Eu situo no entroncamento desses dois movimentos o nascimento do que, no Brasil, chamamos de marketing cultural. Mais precisamente em 1966, quando David Rockfeller fundou o Business Committee for the Arts, uma instituição formada por empresários que consideravam o florescimento cultural um bom negócio para a humanidade, um bom negócio para o país, um bom negócio para a economia americana e, principalmente, um bom negócio para as suas próprias empresas. Pela primeira vez, o apoio à cultura é justificado pelo retorno direto que podia trazer ao patrocinador e não por uma retórica beneficente.
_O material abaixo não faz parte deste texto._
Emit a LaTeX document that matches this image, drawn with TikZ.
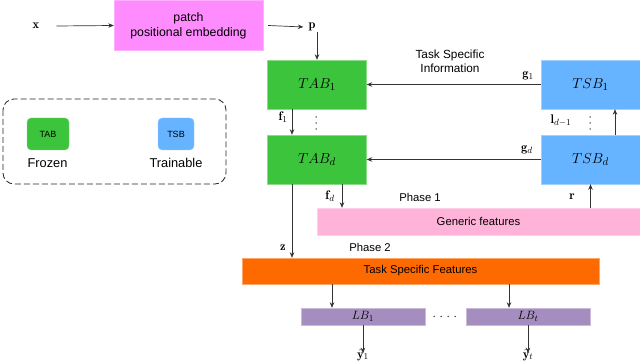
\documentclass[tikz,border=0pt]{standalone}
\usepackage{fontspec}
\newfontfamily\hv{Liberation Sans}
\usetikzlibrary{arrows.meta}
\definecolor{patchc}{HTML}{FF8CFF}
\definecolor{greenc}{HTML}{3CC43C}
\definecolor{bluec}{HTML}{66B3FF}
\definecolor{pinkc}{HTML}{FFB3D9}
\definecolor{orangec}{HTML}{FF6A00}
\definecolor{purplec}{HTML}{A68DBF}
\begin{document}
\begin{tikzpicture}[x=1pt,y=-1pt,
  box/.style={inner sep=0pt, anchor=center},
  mathbox/.style={box, font=\fontsize{15.5}{18}\selectfont},
  lbl/.style={inner sep=1pt, anchor=center, font=\fontsize{12.5}{14}\selectfont},
  txt/.style={inner sep=0pt, anchor=center, font=\hv\fontsize{11.3}{13.5}\selectfont},
  arr/.style={draw=black!80, line width=0.7pt, -{Stealth[length=5.5pt,width=4.5pt]}},
  dotc/.style={fill=black!85, draw=none}
]
\useasboundingbox (0,0) rectangle (640,363);

% top row
\node[lbl] (x) at (36,26) {$\mathbf{x}$};
\node[box, fill=patchc, draw=patchc!70!white, minimum width=149pt, minimum height=50pt,
      align=center, font=\hv\fontsize{12.3}{15}\selectfont] (patch) at (188.5,25.5) {patch\\positional embedding};
\node[lbl] (p) at (312,27) {$\mathbf{p}$};

% TAB blocks
\node[mathbox, fill=greenc, draw=greenc!60!white, minimum width=99pt, minimum height=49pt] (tab1) at (317,84.5) {$TAB_1$};
\node[mathbox, fill=greenc, draw=greenc!60!white, minimum width=99pt, minimum height=49pt] (tabd) at (317,159.5) {$TAB_d$};

% TSB blocks
\node[mathbox, fill=bluec, draw=bluec!60!white, minimum width=99pt, minimum height=49pt] (tsb1) at (590.5,84.5) {$TSB_1$};
\node[mathbox, fill=bluec, draw=bluec!60!white, minimum width=99pt, minimum height=49pt] (tsbd) at (590.5,159.5) {$TSB_d$};

% feature bars
\node[box, fill=pinkc, draw=pinkc!60!white, minimum width=323pt, minimum height=27pt, font=\hv\fontsize{11.3}{13.5}\selectfont] (gen) at (478.5,221.5) {Generic features};
\node[box, fill=orangec, draw=orangec!60!white, minimum width=357pt, minimum height=26pt, font=\hv\fontsize{11.3}{13.5}\selectfont] (tsf) at (420.5,271) {Task Specific Features};

% LB blocks
\node[box, fill=purplec, draw=purplec!60!white, minimum width=124pt, minimum height=17pt, font=\fontsize{13}{15}\selectfont] (lb1) at (363,316.5) {$LB_1$};
\node[box, fill=purplec, draw=purplec!60!white, minimum width=124pt, minimum height=17pt, font=\fontsize{13}{15}\selectfont] (lbt) at (528,316.5) {$LB_t$};
\foreach \dx in {434,441,448,455} \fill[dotc] (\dx,316.5) circle (0.75pt);

\node[lbl] (y1) at (363,355) {$\hat{\mathbf{y}}_1$};
\node[lbl] (yt) at (528,355) {$\hat{\mathbf{y}}_t$};

% labels
\node[box, align=center, font=\hv\fontsize{11.8}{14}\selectfont] (tsi) at (450,61.5) {Task Specific\\Information};
\node[lbl] (g1) at (528,76) {$\mathbf{g}_1$};
\node[lbl] (gd) at (527,150) {$\mathbf{g}_d$};
\node[lbl] (ld) at (561,121) {$\mathbf{l}_{d-1}$};
\foreach \dy in {117,123,129} {
  \fill[dotc] (316,\dy) circle (0.75pt);
  \fill[dotc] (590,\dy) circle (0.75pt);
}
\node[lbl] (f1) at (283,117) {$\mathbf{f}_1$};
\node[lbl] (fd) at (330,196) {$\mathbf{f}_d$};
\node[lbl] (z) at (283,248) {$\mathbf{z}$};
\node[lbl] (r) at (572,197) {$\mathbf{r}$};
\node[txt] (ph1) at (420,197) {Phase 1};
\node[txt] (ph2) at (370,247) {Phase 2};

% legend
\draw[black!85, line width=0.85pt, dash pattern=on 6pt off 3pt, rounded corners=11pt] (3,99) rectangle (226,184);
\node[box, fill=greenc, draw=greenc!60!white, rounded corners=4pt, minimum width=42pt, minimum height=32pt, font=\hv\fontsize{9}{11}\selectfont] (ltab) at (48,134) {TAB};
\node[box, fill=bluec, draw=bluec!60!white, rounded corners=4pt, minimum width=36pt, minimum height=32pt, font=\hv\fontsize{9}{11}\selectfont] (ltsb) at (176,134) {TSB};
\node[box, font=\hv\fontsize{12.8}{15}\selectfont] (frozen) at (47.5,163) {Frozen};
\node[box, font=\hv\fontsize{12.8}{15}\selectfont] (train) at (176,163) {Trainable};

% connectors
\draw[arr] ([xshift=16pt]x.east) -- (patch.west);
\draw[arr] ([xshift=5pt]patch.east) -- ([xshift=-4pt]p.west);
\draw[arr] (p.south -| tab1.north) -- (tab1.north);
\draw[arr] (tsb1.west) -- (tab1.east);
\draw[arr] (tsbd.west) -- (tabd.east);
\draw[arr] ([xshift=-25pt]tab1.south) -- ([xshift=-25pt]tabd.north);
\draw[arr] ([xshift=25pt]tabd.south) -- ([xshift=25pt]tabd.south |- gen.north);
\draw[arr] ([xshift=-25pt]tabd.south) -- ([xshift=-25pt]tabd.south |- tsf.north);
\draw[arr] (tsbd.south |- gen.north) -- (tsbd.south);
\draw[arr] ([xshift=24.5pt]tsbd.north) -- ([xshift=24.5pt]tsb1.south);
\draw[arr] ([xshift=-31pt]lb1.north |- tsf.south) -- ([xshift=-31pt]lb1.north);
\draw[arr] ([xshift=-19pt]lbt.north |- tsf.south) -- ([xshift=-19pt]lbt.north);
\draw[arr] (lb1.south) -- ([yshift=-5pt]y1.north);
\draw[arr] (lbt.south) -- ([yshift=-5pt]yt.north);
\end{tikzpicture}
\end{document}
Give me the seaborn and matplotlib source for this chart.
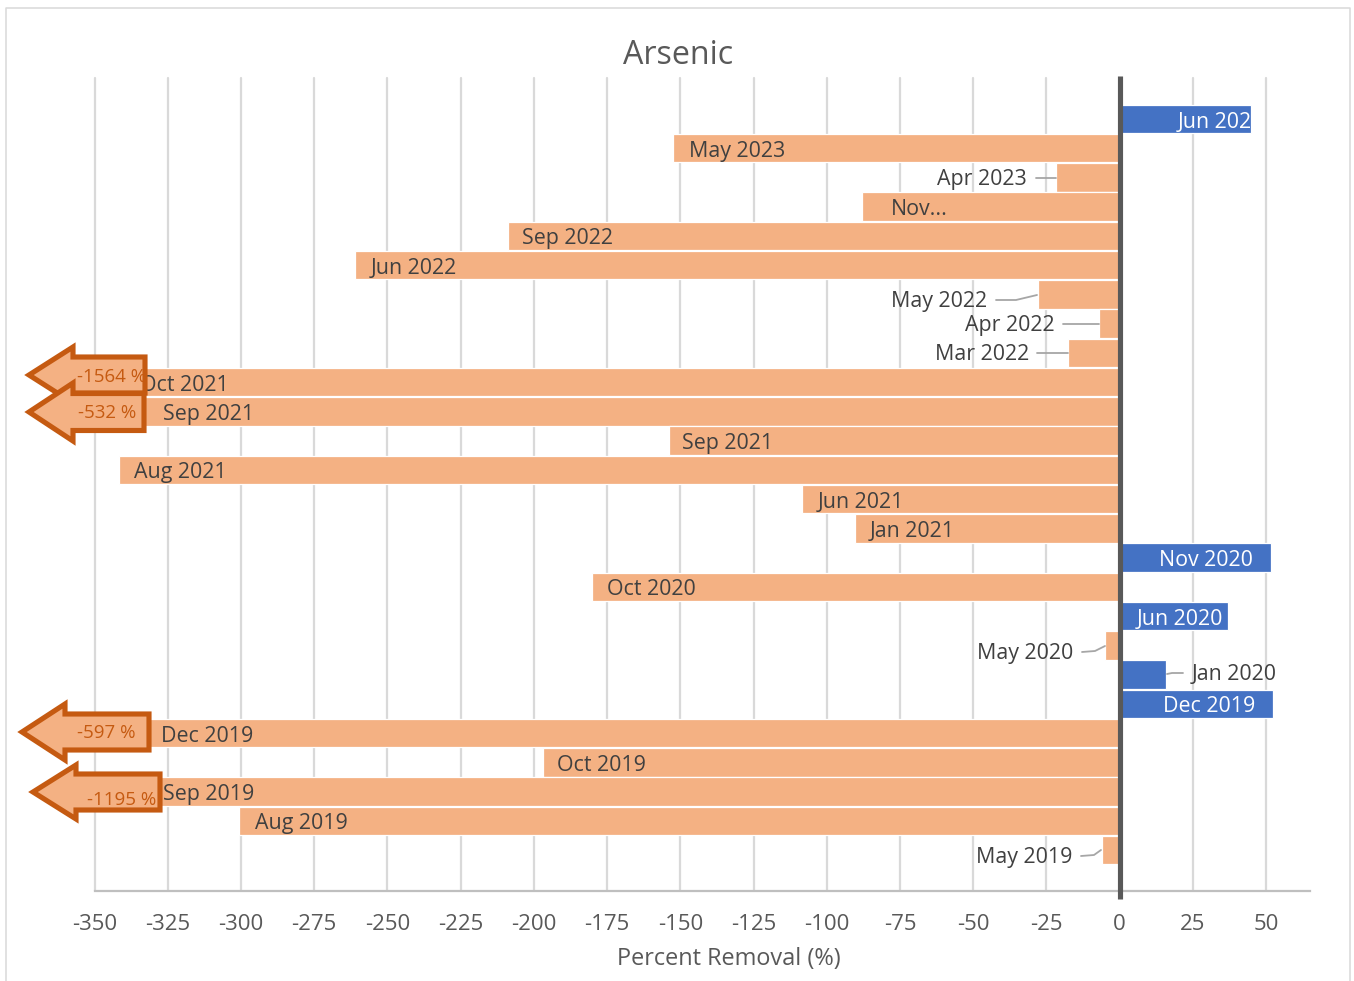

Mas é somente ao longo da década de 80 que o patrocínio cultural ganha corpo. A publicidade já não detém o monopólio das verbas. As empresas passam a diversificar suas ferramentas de comunicação, adotando novos conceitos, novas estratégias. Entre elas, a comunicação por meio de atitudes. Vocês não vão encontrar este termo em nenhum livro. Ele foi desenvolvido na Articultura para denominar a técnica de comunicação na qual o patrocínio cultural se insere.

Entendo que há três fatores induzindo as empresas a investirem recursos na comunicação por meio de atitudes.

1. O império das marcas

A oferta de produtos similares em preço e qualidade é crescente. Vejam este exemplo: em 87 tínhamos seis marcas disputando o mercado de veículos de passageiros no Brasil. Hoje, vinte e nove. Quando entramos numa loja de eletrodomésticos, nos deparamos com aquela parede de tevês de vinte polegadas, todas com variações de preços de poucos reais, todas com controle remoto e com o mesmo padrão tecnológico. O que nos faz preferir um produto em relação aos demais quando racionalmente não diferem? O nosso grau de relacionamento, de afetividade com a marca. Os fatores de decisão de compra encontram-se no inconsciente das pessoas.

Num processo regido pela subjetividade, a grande meta dos profissionais de marketing é construir marcas com identidade própria, diferenciada, inconfundível. Esta é a base para a conquista da lealdade dos seus nichos de público. As estratégias de comunicação das empresas estão comprometidas com este objetivo, o que beneficia as ferramentas de comunicação com maior poder simbólico.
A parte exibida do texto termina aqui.